Everything from the first line down to the line containing "fig = go.Figure()" is to be retyped exactly, both ends included, with pictures left out.

## Dataset content
......

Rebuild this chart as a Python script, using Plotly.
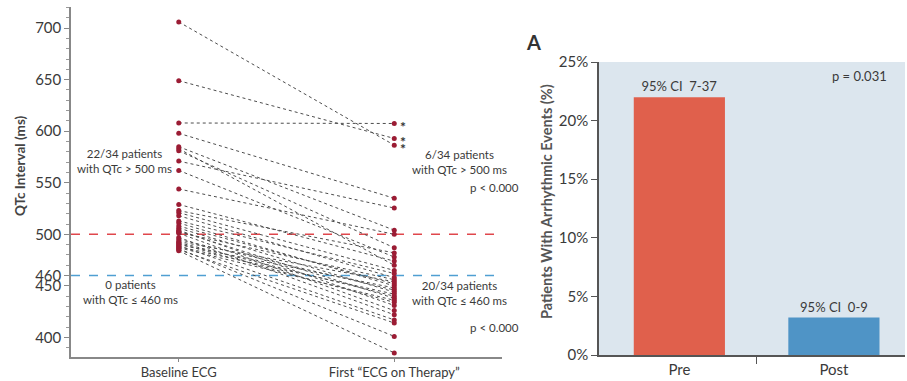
import plotly.graph_objects as go

# ---------------- data ----------------
baseline_qtc = [706, 649, 608, 598, 585, 583, 581, 571, 562, 544, 529, 523, 521, 518,
                513, 511, 508, 506, 504, 503, 502, 501, 497, 495, 493, 492, 491, 490,
                489, 488, 487, 486, 485, 484]
therapy_qtc = [586.5, 593, 607.5, 535, 504, 470, 487, 525.5, 478, 500, 474, 482, 465, 458,
               462, 450, 452, 444, 431, 438, 456, 426, 422, 446, 454, 440, 434, 448,
               417, 442, 436, 401, 414, 385]
starred_qtc = [607.5, 593, 586.5]
left_categories = ["Baseline ECG", "First \u201cECG on Therapy\u201d"]
left_tickvals = [400, 450, 460, 500, 550, 600, 650, 700]
threshold_high = 500
threshold_low = 460

bar_categories = ["Pre", "Post"]
bar_values = [22.0, 3.2]
bar_ci_labels = ["95% CI  7-37", "95% CI  0-9"]
bar_colors = ["#e0604c", "#4f94c6"]
bar_tickvals = [0, 5, 10, 15, 20, 25]
bar_ticktext = ["0%", "5%", "10%", "15%", "20%", "25%"]

W, H = 907, 381
FONT = "Lato"
TXT = "#3a3a3a"

def px_x(p):
    return p / W

def px_y(p):
    return 1 - p / H

fig = go.Figure()

# ---------------- left panel: slope chart ----------------
lx, ly = [], []
for b, t in zip(baseline_qtc, therapy_qtc):
    lx += [0, 1, None]
    ly += [b, t, None]
fig.add_trace(go.Scatter(x=lx, y=ly, mode="lines",
                         line=dict(color="#4d4d4d", width=1, dash="dot"),
                         hoverinfo="skip", showlegend=False, xaxis="x", yaxis="y"))
fig.add_trace(go.Scatter(x=[0] * len(baseline_qtc) + [1] * len(therapy_qtc),
                         y=baseline_qtc + therapy_qtc, mode="markers",
                         marker=dict(color="#9b1c34", size=5),
                         showlegend=False, xaxis="x", yaxis="y"))

for val, col in [(threshold_high, "#e0474c"), (threshold_low, "#4f9fd2")]:
    fig.add_shape(type="line", xref="x", yref="y", x0=-0.5, x1=1.5, y0=val, y1=val,
                  line=dict(color=col, width=1.5, dash="dash"), layer="below")

for v in starred_qtc:
    fig.add_annotation(x=1, y=v, xref="x", yref="y", text="<b>*</b>", showarrow=False,
                       xshift=9, yshift=-3, font=dict(family=FONT, size=14, color="#333"))

left_notes = [
    (-0.25, 571, "22/34 patients<br>with QTc > 500 ms"),
    (-0.226, 444, "0 patients<br>with QTc \u2264 460 ms"),
    (1.305, 570, "6/34 patients<br>with QTc > 500 ms"),
    (1.305, 443, "20/34 patients<br>with QTc \u2264 460 ms"),
]
for x, y, t in left_notes:
    fig.add_annotation(x=x, y=y, xref="x", yref="y", text=t, showarrow=False,
                       font=dict(family=FONT, size=11.5, color=TXT), align="center")
for y in [545, 410]:
    fig.add_annotation(x=1.467, y=y, xref="x", yref="y", text="p < 0.000", showarrow=False,
                       font=dict(family=FONT, size=11.5, color=TXT))

def paper_note(xp, yp, text, size, color, angle=0):
    fig.add_annotation(x=px_x(xp), y=px_y(yp), xref="paper", yref="paper", text=text,
                       textangle=angle, showarrow=False, xanchor="center", yanchor="middle",
                       font=dict(family=FONT, size=size, color=color))

paper_note(20, 166, "<b>QTc Interval (ms)</b>", 13.5, "#444", -90)

# ---------------- right panel: bar chart ----------------
fig.add_shape(type="rect", xref="x2 domain", yref="y2 domain", x0=0, x1=1, y0=0, y1=1,
              fillcolor="#dce6ee", line=dict(width=0), layer="below")
fig.add_trace(go.Bar(x=[0, 1], y=bar_values, marker=dict(color=bar_colors, line=dict(width=0)),
                     width=0.59, text=bar_ci_labels, textposition="outside",
                     textfont=dict(family=FONT, size=13, color=TXT),
                     cliponaxis=False, showlegend=False, xaxis="x2", yaxis="y2"))
paper_note(859, 76, "p = 0.031", 13, TXT)
paper_note(533, 42, "<b>A</b>", 20, "#333")
paper_note(546, 202, "<b>Patients With Arrhythmic Events (%)</b>", 14.5, "#555", -90)

fig.update_layout(
    width=W, height=H, margin=dict(l=0, r=0, t=0, b=0),
    paper_bgcolor="white", plot_bgcolor="rgba(0,0,0,0)",
    xaxis=dict(domain=[px_x(71), px_x(502)], range=[-0.5, 1.5], tickvals=[0, 1],
               ticktext=left_categories, ticks="outside", ticklen=3, tickcolor="#888",
               showline=True, linecolor="#888", linewidth=1.5, showgrid=False, zeroline=False,
               automargin=False, tickfont=dict(family=FONT, size=13, color=TXT)),
    yaxis=dict(domain=[px_y(357), px_y(7)], range=[381, 720.5], tickvals=left_tickvals,
               ticks="outside", ticklen=5, tickcolor="#888",
               minor=dict(tickmode="linear", tick0=0, dtick=10, ticks="outside", ticklen=3,
                          tickcolor="#999"),
               showline=True, linecolor="#888", linewidth=1.5, showgrid=False, zeroline=False,
               automargin=False, tickfont=dict(family=FONT, size=15, color=TXT)),
    xaxis2=dict(domain=[px_x(599), px_x(905)], range=[-0.52, 1.46], tickvals=[0, 1],
                ticktext=bar_categories, ticks="", ticklen=0,
                minor=dict(tickvals=[0.5], ticks="outside", ticklen=7, tickcolor="#555"),
                showline=True, linecolor="#555", linewidth=1.5, showgrid=False, zeroline=False,
                automargin=False, tickfont=dict(family=FONT, size=15, color=TXT), anchor="y2"),
    yaxis2=dict(domain=[px_y(355), px_y(62)], range=[0, 25], tickvals=bar_tickvals,
                ticktext=bar_ticktext, ticks="outside", ticklen=6, tickcolor="#555",
                showline=True, linecolor="#555", linewidth=1.5, showgrid=False, zeroline=False,
                automargin=False, tickfont=dict(family=FONT, size=15, color=TXT), anchor="x2"),
)

fig.write_html("out.html", config={"displayModeBar": False},
               post_script="document.body.style.margin='0';document.body.style.overflow='hidden';")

......

## Full solution
Rebuild this chart as a Python script, using Plotly.
import plotly.graph_objects as go

# ---------------- data ----------------
baseline_qtc = [706, 649, 608, 598, 585, 583, 581, 571, 562, 544, 529, 523, 521, 518,
                513, 511, 508, 506, 504, 503, 502, 501, 497, 495, 493, 492, 491, 490,
                489, 488, 487, 486, 485, 484]
therapy_qtc = [586.5, 593, 607.5, 535, 504, 470, 487, 525.5, 478, 500, 474, 482, 465, 458,
               462, 450, 452, 444, 431, 438, 456, 426, 422, 446, 454, 440, 434, 448,
               417, 442, 436, 401, 414, 385]
starred_qtc = [607.5, 593, 586.5]
left_categories = ["Baseline ECG", "First \u201cECG on Therapy\u201d"]
left_tickvals = [400, 450, 460, 500, 550, 600, 650, 700]
threshold_high = 500
threshold_low = 460

bar_categories = ["Pre", "Post"]
bar_values = [22.0, 3.2]
bar_ci_labels = ["95% CI  7-37", "95% CI  0-9"]
bar_colors = ["#e0604c", "#4f94c6"]
bar_tickvals = [0, 5, 10, 15, 20, 25]
bar_ticktext = ["0%", "5%", "10%", "15%", "20%", "25%"]

W, H = 907, 381
FONT = "Lato"
TXT = "#3a3a3a"

def px_x(p):
    return p / W

def px_y(p):
    return 1 - p / H

fig = go.Figure()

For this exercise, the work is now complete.